How did you first get involved with plant and equipment theft?
Through my service with Essex Police, I always leaned towards the investigation and methodology of auto crime but my first experience of plant-related criminality came through a guy called Mal Finch who worked for the Metropolitan Police Service. It was around 1987 when I was a Detective Constable working at Harlow C.I.D. that I was asked to meet with him at an impromptu plant yard in Hatfield Heath, Essex.
On arrival, Mal wandered between various items of plant – some stripped and some whole – and clambered among the items stored there. He marked up items which he thought were stolen and a few phone calls later resulted in the theft details being disclosed. I was surprised at the varied locations of these thefts – the problem was truly nationwide!
This perked my interest in matters of stolen plant, especially when I researched the stolen/recovery figures which were both very high for thefts and very low for recoveries. I remember Mal's comment: "Stolen plant is no different from a stolen car - it's just bigger!". Shortly after I joined the Stolen Vehicle Squad.
What was the most satisfying aspect of that police work?
At that time, and in some instances today, plant theft was definitely the 'ugly sister' to vehicle theft. This was despite the fact that one decent piece of plant machinery recovered was often worth at least three or four times that of a car! By far the most satisfying aspect of the recovery of stolen plant is the ability to return the item to the rightful owner – be it a small plant operator, a large company or an insurer. So much kit had been sub-rented or loaned and then disappeared (the owner understandably thought it was gone for good) only to be told by TER that it had been recovered and was subsequently returned.

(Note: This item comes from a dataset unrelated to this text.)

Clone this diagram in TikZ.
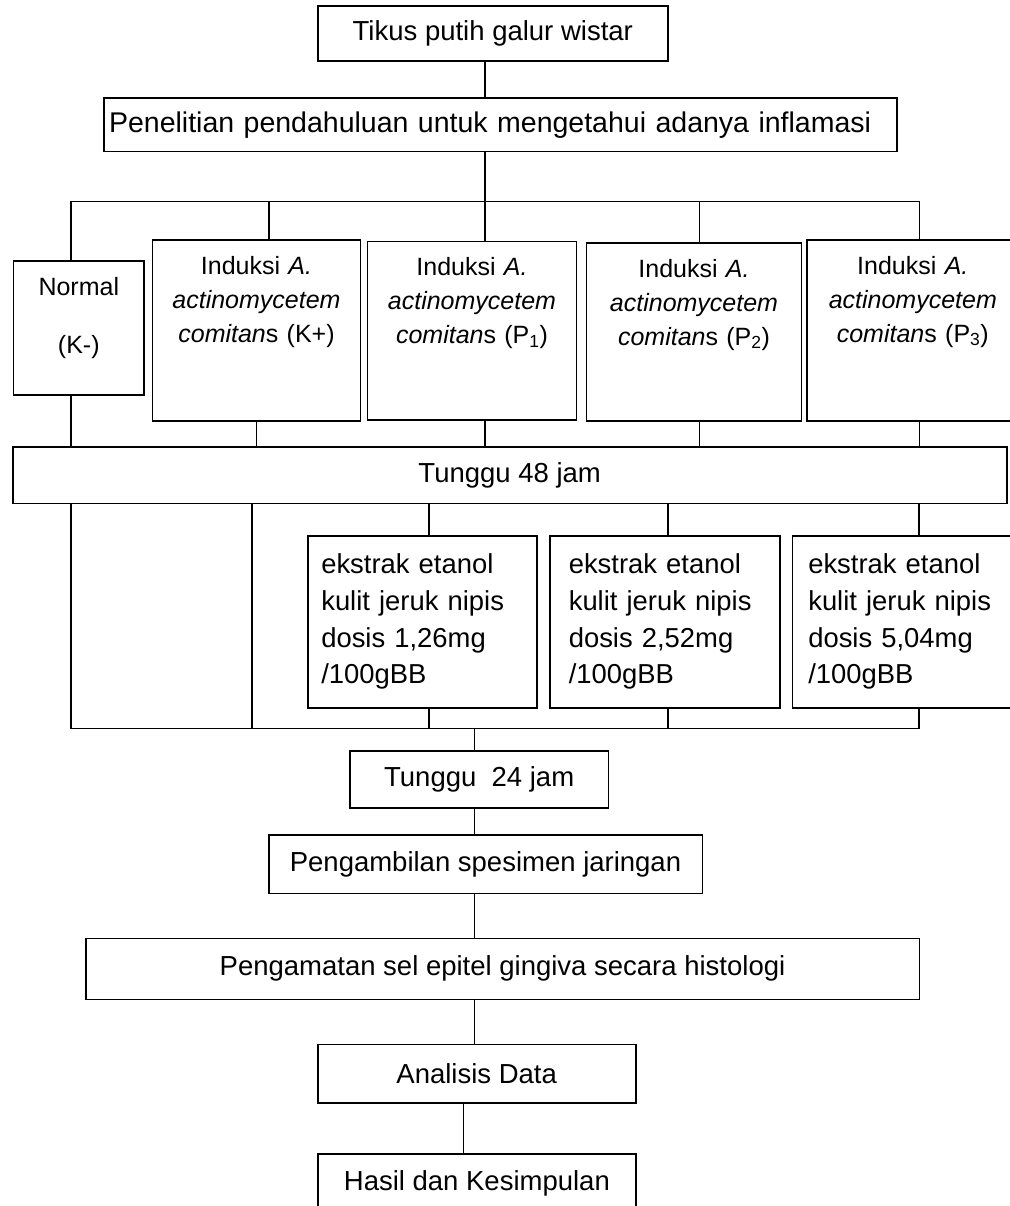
\documentclass[tikz,border=0pt]{standalone}
\usepackage{fontspec}
\setmainfont{Liberation Sans}
\usepackage{tikz}
\tikzstyle{block} = [rectangle, 
draw=black, 
line width=1.6pt,
inner sep=0pt,
text centered, 
font=\fontsize{27.5}{33}\selectfont]
\tikzstyle{group} = [rectangle, 
draw=black, 
line width=1.6pt,
anchor=north west,
inner sep=0pt,
align=center, 
text height=34pt,
font=\fontsize{25}{34}\selectfont]
\tikzstyle{dose} = [rectangle, 
draw=black, 
line width=1.6pt,
anchor=north west,
inner xsep=16pt, 
inner ysep=0pt,
align=left, 
text height=38pt,
text depth=134pt,
font=\fontsize{27.4}{36.7}\selectfont]
\tikzstyle{line} = [line width=1.6pt, line cap=rect]

\begin{document}
\begin{tikzpicture}[x=1pt, y=-1pt]
\useasboundingbox (0,0) rectangle (1009,1206);

\node (tikus) [block, minimum width=350pt, minimum height=55pt] at (492.8,33.5) {Tikus putih galur wistar};
\node (pen) [block, minimum width=792.7pt, minimum height=53.4pt, text width=782.7pt, inner xsep=5pt, align=left, font=\fontsize{28.5}{33}\selectfont] at (500.4,125) {Penelitian pendahuluan untuk mengetahui adanya inflamasi};

% groups
\node (normal) [group, text width=130.6pt, text height=34.5pt, text depth=99.5pt] at (12.7,260) {Normal\\[24.5pt](K-)};
\node (kplus) [group, text width=208pt, text depth=146.7pt] at (151.7,239.3) {Induksi \textit{A.}\\ \textit{actinomycetem}\\ \textit{comitan}s (K+)};
\node (pone) [group, text width=209pt, text depth=144.3pt] at (366.7,240.7) {Induksi \textit{A.}\\ \textit{actinomycetem}\\ \textit{comitan}s (P\textsubscript{1})};
\node (ptwo) [group, text width=215pt, text depth=143.7pt] at (585.7,242.3) {Induksi \textit{A.}\\ \textit{actinomycetem}\\ \textit{comitan}s (P\textsubscript{2})};
\node (pthree) [group, text width=212pt, text depth=146.7pt] at (806,239.3) {Induksi \textit{A.}\\ \textit{actinomycetem}\\ \textit{comitan}s (P\textsubscript{3})};

\node (wait48) [block, minimum width=994pt, minimum height=56.3pt] at (509.7,475.2) {Tunggu 48 jam};

% extract doses
\node (doseone) [dose, text width=202pt, inner xsep=13.5pt] at (307,535) {ekstrak etanol\\ kulit jeruk nipis\\ dosis 1,26mg\\ /100gBB};
\node (dosetwo) [dose, text width=192.3pt, inner xsep=19pt] at (549,535) {ekstrak etanol\\ kulit jeruk nipis\\ dosis 2,52mg\\ /100gBB};
\node (dosethree) [dose, text width=198.5pt] at (791.5,535) {ekstrak etanol\\ kulit jeruk nipis\\ dosis 5,04mg\\ /100gBB};

\node (wait24) [block, minimum width=258.3pt, minimum height=57pt] at (479.2,779.2) {Tunggu\ \ 24 jam};
\node (ambil) [block, minimum width=433.6pt, minimum height=58.3pt] at (485.5,864.2) {Pengambilan spesimen jaringan};
\node (amati) [block, minimum width=833.6pt, minimum height=61pt] at (502.5,968.8) {Pengamatan sel epitel gingiva secara histologi};
\node (analisis) [block, minimum width=318pt, minimum height=58.4pt] at (476.7,1073.5) {Analisis Data};
\node (hasil) [block, minimum width=317.7pt, minimum height=58.7pt] at (476.9,1183.4) {Hasil dan Kesimpulan};

% taps on the branch lines
\coordinate (tapN) at (70.7,201.7);
\coordinate (tapK) at (268.7,201.7);
\coordinate (trunk) at (484.7,201.7);
\coordinate (tapP2) at (699.3,201.7);
\coordinate (tapP3) at (919.3,201.7);
\coordinate (joinN) at (71,728.3);
\coordinate (joinK) at (252,728.3);
\coordinate (joinE1) at (429.2,728.3);
\coordinate (trunkB) at (474.3,728.3);
\coordinate (joinE2) at (668,728.3);
\coordinate (joinE3) at (919,728.3);

\draw [line] (trunk |- tikus.south) -- (trunk |- pen.north);
\draw [line] (trunk |- pen.south) -- (trunk |- pone.north);
\draw [line] (tapN |- normal.north) -- (tapN) -- (tapP3) -- (tapP3 |- pthree.north);
\draw [line] (tapK) -- (tapK |- kplus.north);
\draw [line] (tapP2) -- (tapP2 |- ptwo.north);

\draw [line] (tapN |- normal.south) -- (tapN |- wait48.north);
\draw [line] (kplus.south) -- (kplus.south |- wait48.north);
\draw [line] (trunk |- pone.south) -- (trunk |- wait48.north);
\draw [line] (tapP2 |- ptwo.south) -- (tapP2 |- wait48.north);
\draw [line] (tapP3 |- pthree.south) -- (tapP3 |- wait48.north);

\draw [line] (joinN |- wait48.south) -- (joinN) -- (joinE3) -- (joinE3 |- dosethree.south);
\draw [line] (joinK |- wait48.south) -- (joinK);
\draw [line] (joinE1 |- wait48.south) -- (joinE1 |- doseone.north);
\draw [line] (joinE1 |- doseone.south) -- (joinE1);
\draw [line] (joinE2 |- wait48.south) -- (joinE2 |- dosetwo.north);
\draw [line] (joinE2 |- dosetwo.south) -- (joinE2);
\draw [line] (joinE3 |- wait48.south) -- (joinE3 |- dosethree.north);

\draw [line] (trunkB) -- (trunkB |- wait24.north);
\draw [line] (trunkB |- wait24.south) -- (trunkB |- ambil.north);
\draw [line] (trunkB |- ambil.south) -- (trunkB |- amati.north);
\draw [line] (trunkB |- amati.south) -- (trunkB |- analisis.north);
\draw [line] ([xshift=-13.4pt]analisis.south) -- ([xshift=-13.4pt]analisis.south |- hasil.north);

\end{tikzpicture}
\end{document}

So many small plant operators self-insure and meet their own losses. A phone call from TER to say a particular piece of kit has been found is therefore always met with incredulity and thanks.
What was the most challenging aspect of the work?
The most challenging aspect, to be honest, has been getting the police (especially in the early days) involved in the acceptance and execution of plant-based information and intelligence. The strange part about this is that, generally, once TER works with the police on one case, we are regularly used - especially by vehicle theft units who may have little or no plant theft experience and welcome TER's expertise.
How did you get involved with TER and what does your role involve?
After I retired from the Essex Police Stolen Vehicle Squad in 2004, I was approached by TER to work part-time as an investigator. Since that time, I have attended numerous police operations, plant sales and auctions throughout the UK and Europe on TER's behalf. My work then, as now, involves the investigation and recovery of plant, both by inspection and approved chemical restoration means.
Can you tell us about any particularly exciting cases which you have worked on, either with the police or TER?
Shortly after joining TER, I attended the Port of Harwich on an embarkation berth and found a number of curtain-sided articulated trailers. Through the side covers I could see large lumps and bumps made by the internal contents and, on opening the curtains, I found numerous items of poorly and inappropriately packed-in plant. This included telescopic handlers, scissor lifts, mobile platforms, backhoes and small diggers – all bound for Cyprus.
The local Harwich Police arrived with the Sergeant in attendance who was worried that the identified plant would have to be stored in the small rear yard at Harwich Police Station! Once I told him that TER would arrange the removal and storage on behalf of the owners, he became more interested and assisted in enquiries – and we received full support from the port authorities.
Attending police roadside checks, plant theft operations and briefings through my role with TER is very satisfying. I have received nothing but warmth and support and, indeed, a degree of 'great, TER are here' from most forces. These operations result in curiosity from officers about the methodology of the crime, once they realise that the P.I.N and V.I.N. are really one and the same in terms of identification tools. Following these operations, police want further information about plant theft, which we can provide through courses and additional material.
What can plant and equipment owners do to make life more difficult for thieves?
Plant owners and operators need to take better care of their plant and need to know where their items are. Too much plant is still seen in fields and on verges, perhaps with a few plastic barriers surrounding and with little immobilisation or obstacles to removal.
What is your advice to anyone who wants to buy used plant and equipment?
In terms of the purchase of used plant and equipment, prospective purchasers need to do all the checks possible and TER's database is a great way to do this. Service records are also a good source of establishing the integrity of a machine, as well as the usual tracker/immobilisation systems.